IFC, which a member of the World Bank Group, will act as lead transaction advisor to SREDA for the project located in the Kushtia district. It will also help SREDA in structuring and tendering the pilot project, which will be developed under a public-private partnership model.

IFC said that the project will be built to demonstrate a viable model for solar power facility in Bangladesh.

Bangladesh plans to double the share of renewable sources in energy mix by 2030

According to IFC, about 90% of the citizens of Bangladesh have access to electricity. To increase access, the country is planning to increase the share of renewable sources in its energy mix from less than 3% to 10% by 2021 and double that by 2030.

At present, more than 90% of electricity is being generated by the country. With land limitations, Bangladesh is also facing challenges for renewable energy projects.

IFC Bangladesh, Bhutan and Nepal country manager Wendy Werner said: “This is a unique concept as it will support the government in creating a viable and sustainable renewable energy model in Bangladesh, using marginal low-lying land to produce solar energy. This model can be repeated across the country.

“By engaging the private sector, we aim to promote more investment in renewable energy projects in Bangladesh and reduce reliance on thermal energy.”

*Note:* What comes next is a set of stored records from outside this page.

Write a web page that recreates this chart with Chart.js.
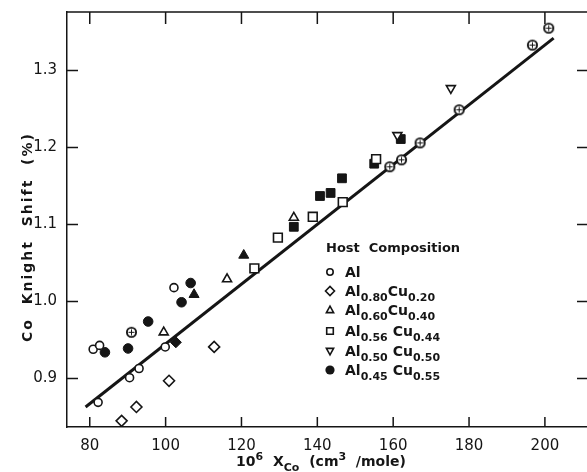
<!DOCTYPE html>
<html>
<head>
<meta charset="utf-8">
<script src="https://cdn.jsdelivr.net/npm/chart.js@4.4.0/dist/chart.umd.min.js"></script>
<style>
html,body{margin:0;padding:0;background:#fff}
#wrap{width:587px;height:472px}
</style>
</head>
<body>
<div id="wrap"><canvas id="myChart"></canvas></div>
<script>
// tick values
var xTicks = [80, 100, 120, 140, 160, 180, 200];
var yTicks = [0.9, 1.0, 1.1, 1.2, 1.3];

// Al (open circles)
var alX = [80.9, 82.6, 102.2, 99.9, 93.0, 90.5, 82.2];
var alY = [0.938, 0.943, 1.018, 0.941, 0.913, 0.901, 0.869];
// crossed circles
var cxX = [91.0, 159.1, 162.2, 167.1, 177.4, 196.7, 201.0];
var cxY = [0.960, 1.175, 1.184, 1.206, 1.249, 1.333, 1.355];
// Al0.80Cu0.20 (open diamonds) + one filled
var dX = [88.4, 92.3, 100.9, 112.8];
var dY = [0.845, 0.863, 0.897, 0.941];
var dfX = [102.7];
var dfY = [0.947];
// Al0.60Cu0.40 (triangles)
var tX = [99.5, 116.2, 133.8];
var tY = [0.960, 1.029, 1.109];
var tfX = [107.5, 120.6];
var tfY = [1.009, 1.060];
// Al0.56Cu0.44 (squares)
var sX = [123.4, 129.6, 138.8, 146.7, 155.5];
var sY = [1.043, 1.083, 1.110, 1.129, 1.185];
var sfX = [133.8, 140.7, 143.5, 146.5, 155.0, 162.0];
var sfY = [1.097, 1.137, 1.141, 1.160, 1.179, 1.211];
// Al0.50Cu0.50 (inverted triangles)
var vX = [161.1, 175.2];
var vY = [1.216, 1.277];
// Al0.45Cu0.55 (filled circles)
var fX = [84.0, 90.1, 95.4, 104.2, 106.6];
var fY = [0.934, 0.939, 0.974, 0.999, 1.024];
// fitted line
var fitX = [78.9, 202.3];
var fitY = [0.863, 1.342];

var legendTitle = 'Host  Composition';
var legendRows = [
  [['Al', 0]],
  [['Al', 0], ['0.80', 1], ['Cu', 0], ['0.20', 1]],
  [['Al', 0], ['0.60', 1], ['Cu', 0], ['0.40', 1]],
  [['Al', 0], ['0.56', 1], [' Cu', 0], ['0.44', 1]],
  [['Al', 0], ['0.50', 1], [' Cu', 0], ['0.50', 1]],
  [['Al', 0], ['0.45', 1], [' Cu', 0], ['0.55', 1]]
];
var legendSyms = ['circle', 'diamond', 'triangle', 'square', 'down', 'dot'];

var ink = '#151515';

function pts(xs, ys){
  return xs.map(function(x, i){ return {x: x, y: ys[i]}; });
}

function crossCircle(){
  var c = document.createElement('canvas');
  c.width = 13; c.height = 13;
  var g = c.getContext('2d');
  g.fillStyle = '#fff';
  g.strokeStyle = ink;
  g.lineWidth = 1.9;
  g.beginPath(); g.arc(6.5, 6.5, 4.6, 0, 2 * Math.PI); g.fill(); g.stroke();
  g.lineWidth = 1;
  g.beginPath();
  g.moveTo(6.5, 3.5); g.lineTo(6.5, 9.5);
  g.moveTo(3.5, 6.5); g.lineTo(9.5, 6.5);
  g.stroke();
  return c;
}

function sym(ctx, type, x, y){
  ctx.save();
  ctx.strokeStyle = ink; ctx.fillStyle = ink; ctx.lineWidth = 1.6;
  ctx.beginPath();
  if (type == 'circle') { ctx.arc(x, y, 3.2, 0, 2 * Math.PI); ctx.stroke(); }
  if (type == 'dot') { ctx.arc(x, y, 4.6, 0, 2 * Math.PI); ctx.fill(); }
  if (type == 'diamond') { ctx.moveTo(x - 4.5, y); ctx.lineTo(x, y - 4.5); ctx.lineTo(x + 4.5, y); ctx.lineTo(x, y + 4.5); ctx.closePath(); ctx.stroke(); }
  if (type == 'triangle') { ctx.moveTo(x, y - 3.8); ctx.lineTo(x + 3.6, y + 2.6); ctx.lineTo(x - 3.6, y + 2.6); ctx.closePath(); ctx.stroke(); }
  if (type == 'down') { ctx.moveTo(x, y + 3.8); ctx.lineTo(x + 3.6, y - 2.6); ctx.lineTo(x - 3.6, y - 2.6); ctx.closePath(); ctx.stroke(); }
  if (type == 'square') { ctx.rect(x - 3.3, y - 3.3, 6.6, 6.6); ctx.stroke(); }
  ctx.restore();
}

function drawPieces(ctx, pieces, x, y, mainFont, subFont, subDy){
  pieces.forEach(function(p){
    ctx.font = p[1] ? subFont : mainFont;
    var dy = p[1] == 1 ? subDy : (p[1] == 2 ? -6 : 0);
    ctx.fillText(p[0], x, y + dy);
    x += ctx.measureText(p[0]).width;
  });
  return x;
}

var decor = {
  id: 'decor',
  afterDraw: function(chart){
    var ctx = chart.ctx, a = chart.chartArea;
    var xs = chart.scales.x, ys = chart.scales.y;
    ctx.save();
    ctx.strokeStyle = ink;
    ctx.lineWidth = 1.5;
    ctx.beginPath();
    ctx.moveTo(a.left, a.top); ctx.lineTo(a.right, a.top);
    xTicks.forEach(function(v){
      var p = xs.getPixelForValue(v);
      ctx.moveTo(p, a.bottom); ctx.lineTo(p, a.bottom - 10);
      ctx.moveTo(p, a.top); ctx.lineTo(p, a.top + 12);
    });
    yTicks.forEach(function(v){
      var p = ys.getPixelForValue(v);
      ctx.moveTo(a.left, p); ctx.lineTo(a.left + 11, p);
      ctx.moveTo(a.right, p); ctx.lineTo(a.right - 10, p);
    });
    ctx.stroke();

    // legend
    ctx.fillStyle = ink;
    ctx.textBaseline = 'alphabetic';
    ctx.textAlign = 'left';
    ctx.font = 'bold 13px "DejaVu Sans"';
    ctx.fillText(legendTitle, 326, 252);
    var rowY = [272, 291, 310, 331, 351, 370];
    legendRows.forEach(function(row, i){
      sym(ctx, legendSyms[i], 330, rowY[i]);
      drawPieces(ctx, row, 345, rowY[i] + 5, 'bold 14px "DejaVu Sans"', 'bold 11px "DejaVu Sans"', 5);
    });

    // x title
    var xt = [['10', 0], ['6', 2], ['  X', 0], ['Co', 1], ['  (cm', 0], ['3', 2], ['  /mole)', 0]];
    var w = 0;
    xt.forEach(function(p){ ctx.font = p[1] ? 'bold 11px "DejaVu Sans"' : 'bold 14px "DejaVu Sans"'; w += ctx.measureText(p[0]).width; });
    drawPieces(ctx, xt, 321 - w / 2, 466, 'bold 14px "DejaVu Sans"', 'bold 11px "DejaVu Sans"', 5);

    // y title
    ctx.translate(28, 237);
    ctx.rotate(-Math.PI / 2);
    ctx.textAlign = 'center';
    ctx.textBaseline = 'middle';
    ctx.font = 'bold 14px "DejaVu Sans"';
    ctx.letterSpacing = '2px';
    ctx.fillText('Co  Knight  Shift  (%)', 0, 0);
    ctx.restore();
  }
};

window.onload = function(){
  var ctx = document.getElementById('myChart');
  var cc = crossCircle();
  var open = {borderColor: ink, backgroundColor: '#fff', borderWidth: 1.6};
  var solid = {borderColor: ink, backgroundColor: ink, borderWidth: 1};

  new Chart(ctx, {
    type: 'scatter',
    data: {
      datasets: [
        Object.assign({data: pts(vX, vY), pointStyle: 'triangle', rotation: 180, pointRadius: 5.2}, open),
        Object.assign({data: pts(tX, tY), pointStyle: 'triangle', pointRadius: 5.2}, open),
        Object.assign({data: pts(sX, sY), pointStyle: 'rect', pointRadius: 6.2}, open),
        Object.assign({data: pts(sfX, sfY), pointStyle: 'rect', pointRadius: 6.2}, solid),
        Object.assign({data: pts(tfX, tfY), pointStyle: 'triangle', pointRadius: 5.8}, solid),
        Object.assign({data: pts(alX, alY), pointStyle: 'circle', pointRadius: 4}, open),
        Object.assign({data: pts(fX, fY), pointStyle: 'circle', pointRadius: 4.8}, solid),
        Object.assign({data: pts(dX, dY), pointStyle: 'rectRot', pointRadius: 5.5}, open),
        Object.assign({data: pts(dfX, dfY), pointStyle: 'rectRot', pointRadius: 5.5}, solid),
        {data: pts(cxX, cxY), pointStyle: cc, pointRadius: 6},
        {data: pts(fitX, fitY), showLine: true, pointRadius: 0, borderColor: ink, borderWidth: 3}
      ]
    },
    options: {
      responsive: true,
      maintainAspectRatio: false,
      animation: false,
      layout: {autoPadding: false, padding: {top: 12, right: 0, left: 0, bottom: 0}},
      plugins: {legend: {display: false}, tooltip: {enabled: false}},
      scales: {
        x: {
          type: 'linear', min: 74, max: 211.1,
          afterBuildTicks: function(s){ s.ticks = xTicks.map(function(v){ return {value: v}; }); },
          afterFit: function(s){ s.height = 45; s.paddingLeft = 0; s.paddingRight = 0; },
          grid: {display: false, drawTicks: false},
          border: {display: true, color: ink, width: 1.5},
          ticks: {padding: 10, color: ink, maxRotation: 0, font: {family: 'DejaVu Sans', size: 15}, callback: function(v){ return String(v); }}
        },
        y: {
          type: 'linear', min: 0.837, max: 1.376,
          afterBuildTicks: function(s){ s.ticks = yTicks.map(function(v){ return {value: v}; }); },
          afterFit: function(s){ s.width = 67; s.paddingTop = 0; s.paddingBottom = 0; },
          grid: {display: false, drawTicks: false},
          border: {display: true, color: ink, width: 1.5},
          ticks: {padding: 10, color: ink, font: {family: 'DejaVu Sans', size: 15}, callback: function(v){ return v.toFixed(1); }}
        }
      }
    },
    plugins: [decor]
  });
};
</script>
</body>
</html>
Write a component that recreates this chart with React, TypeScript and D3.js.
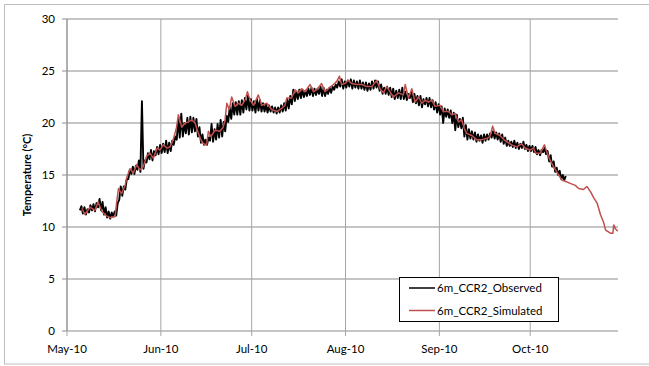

The European Commission’s Directorate General for International Cooperation and Development, Germany’s Federal Ministry of Economic Cooperation and Development, and the Sustainable Development Investment Partnership are backing the funding for consultants to the project.

In November last year, IFC and the North American Development Bank (NADB) agreed to provide a $200m loan to Infraestructura Energética Nova (IEnova) to fund four solar projects in Mexico.